**EXERCISE**
No images are to be carried over; print all other material exactly as it stands.

**DATASET SECTION**
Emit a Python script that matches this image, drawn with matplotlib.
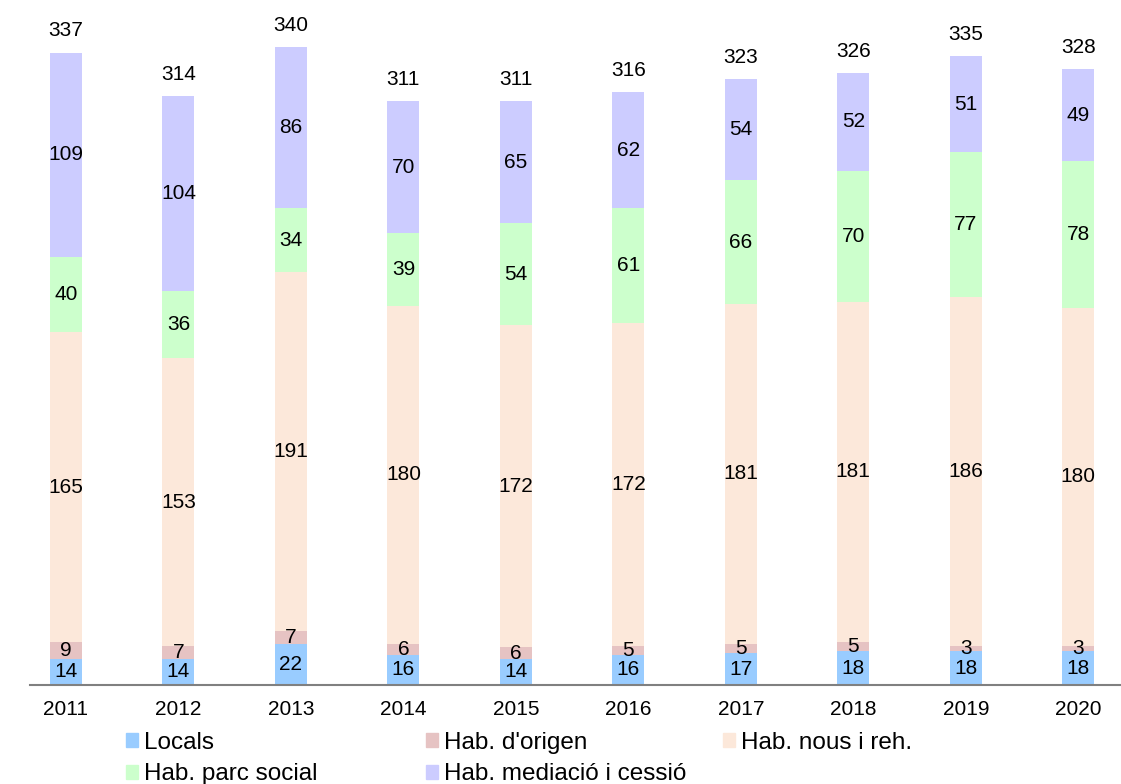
import numpy as np
import matplotlib.pyplot as plt
from matplotlib.patches import Patch

plt.rcParams['font.family'] = ['Liberation Sans', 'DejaVu Sans']

years = ['2011', '2012', '2013', '2014', '2015', '2016', '2017', '2018', '2019', '2020']
locals_ = [14, 14, 22, 16, 14, 16, 17, 18, 18, 18]
origen = [9, 7, 7, 6, 6, 5, 5, 5, 3, 3]
nous = [165, 153, 191, 180, 172, 172, 181, 181, 186, 180]
parc = [40, 36, 34, 39, 54, 61, 66, 70, 77, 78]
mediacio = [109, 104, 86, 70, 65, 62, 54, 52, 51, 49]

series = [
    ('Locals', locals_, '#99CCFF'),
    ("Hab. d'origen", origen, '#E6C3C3'),
    ('Hab. nous i reh.', nous, '#FCE8DA'),
    ('Hab. parc social', parc, '#CCFFCC'),
    ('Hab. mediació i cessió', mediacio, '#CCCCFF'),
]

fs = 15

fig = plt.figure(figsize=(11.21, 7.84), dpi=100)
ax = fig.add_axes([30 / 1121, 99 / 784, 1 - 30 / 1121, 1 - 99 / 784])

x = np.arange(len(years))
bottom = np.zeros(len(years))
handles = {}
for name, vals, col in series:
    vals = np.array(vals)
    ax.bar(x, vals, 0.285, bottom=bottom, color=col, linewidth=0)
    for xi, b, v in zip(x, bottom, vals):
        ax.text(xi, b + v / 2, str(v), ha='center', va='center', fontsize=fs)
    handles[name] = Patch(color=col)
    bottom += vals

for xi, tot in zip(x, bottom):
    ax.text(xi, tot + 6.5, str(int(tot)), ha='center', va='bottom', fontsize=fs)

ax.set_xlim(-0.32, 9.38)
ax.set_ylim(0, 365)
ax.set_xticks(x)
ax.set_xticklabels(years, fontsize=fs)
ax.tick_params(axis='x', length=0, pad=10.5)
ax.set_yticks([])
for s in ['top', 'right', 'left']:
    ax.spines[s].set_visible(False)
ax.spines['bottom'].set_color('#808080')
ax.spines['bottom'].set_linewidth(1.5)

# legend laid out as three columns
cols = [
    (126, ['Locals', 'Hab. parc social']),
    (426, ["Hab. d'origen", 'Hab. mediació i cessió']),
    (723, ['Hab. nous i reh.']),
]
for xpix, names in cols:
    fig.legend([handles[n] for n in names], names, loc='upper left',
               bbox_to_anchor=(xpix / 1121, 1 - 732 / 784), frameon=False,
               fontsize=17.5, handlelength=0.5, handleheight=0.5,
               handletextpad=0.25, labelspacing=0.38, borderpad=0,
               borderaxespad=0)

fig.savefig('out.png', dpi=100)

**RESPONSE TO THE TASK**
Emit a Python script that matches this image, drawn with matplotlib.
import numpy as np
import matplotlib.pyplot as plt
from matplotlib.patches import Patch

plt.rcParams['font.family'] = ['Liberation Sans', 'DejaVu Sans']

years = ['2011', '2012', '2013', '2014', '2015', '2016', '2017', '2018', '2019', '2020']
locals_ = [14, 14, 22, 16, 14, 16, 17, 18, 18, 18]
origen = [9, 7, 7, 6, 6, 5, 5, 5, 3, 3]
nous = [165, 153, 191, 180, 172, 172, 181, 181, 186, 180]
parc = [40, 36, 34, 39, 54, 61, 66, 70, 77, 78]
mediacio = [109, 104, 86, 70, 65, 62, 54, 52, 51, 49]

series = [
    ('Locals', locals_, '#99CCFF'),
    ("Hab. d'origen", origen, '#E6C3C3'),
    ('Hab. nous i reh.', nous, '#FCE8DA'),
    ('Hab. parc social', parc, '#CCFFCC'),
    ('Hab. mediació i cessió', mediacio, '#CCCCFF'),
]

fs = 15

fig = plt.figure(figsize=(11.21, 7.84), dpi=100)
ax = fig.add_axes([30 / 1121, 99 / 784, 1 - 30 / 1121, 1 - 99 / 784])

x = np.arange(len(years))
bottom = np.zeros(len(years))
handles = {}
for name, vals, col in series:
    vals = np.array(vals)
    ax.bar(x, vals, 0.285, bottom=bottom, color=col, linewidth=0)
    for xi, b, v in zip(x, bottom, vals):
        ax.text(xi, b + v / 2, str(v), ha='center', va='center', fontsize=fs)
    handles[name] = Patch(color=col)
    bottom += vals

for xi, tot in zip(x, bottom):
    ax.text(xi, tot + 6.5, str(int(tot)), ha='center', va='bottom', fontsize=fs)

ax.set_xlim(-0.32, 9.38)
ax.set_ylim(0, 365)
ax.set_xticks(x)
ax.set_xticklabels(years, fontsize=fs)
ax.tick_params(axis='x', length=0, pad=10.5)
ax.set_yticks([])
for s in ['top', 'right', 'left']:
    ax.spines[s].set_visible(False)
ax.spines['bottom'].set_color('#808080')
ax.spines['bottom'].set_linewidth(1.5)

# legend laid out as three columns
cols = [
    (126, ['Locals', 'Hab. parc social']),
    (426, ["Hab. d'origen", 'Hab. mediació i cessió']),
    (723, ['Hab. nous i reh.']),
]
for xpix, names in cols:
    fig.legend([handles[n] for n in names], names, loc='upper left',
               bbox_to_anchor=(xpix / 1121, 1 - 732 / 784), frameon=False,
               fontsize=17.5, handlelength=0.5, handleheight=0.5,
               handletextpad=0.25, labelspacing=0.38, borderpad=0,
               borderaxespad=0)

fig.savefig('out.png', dpi=100)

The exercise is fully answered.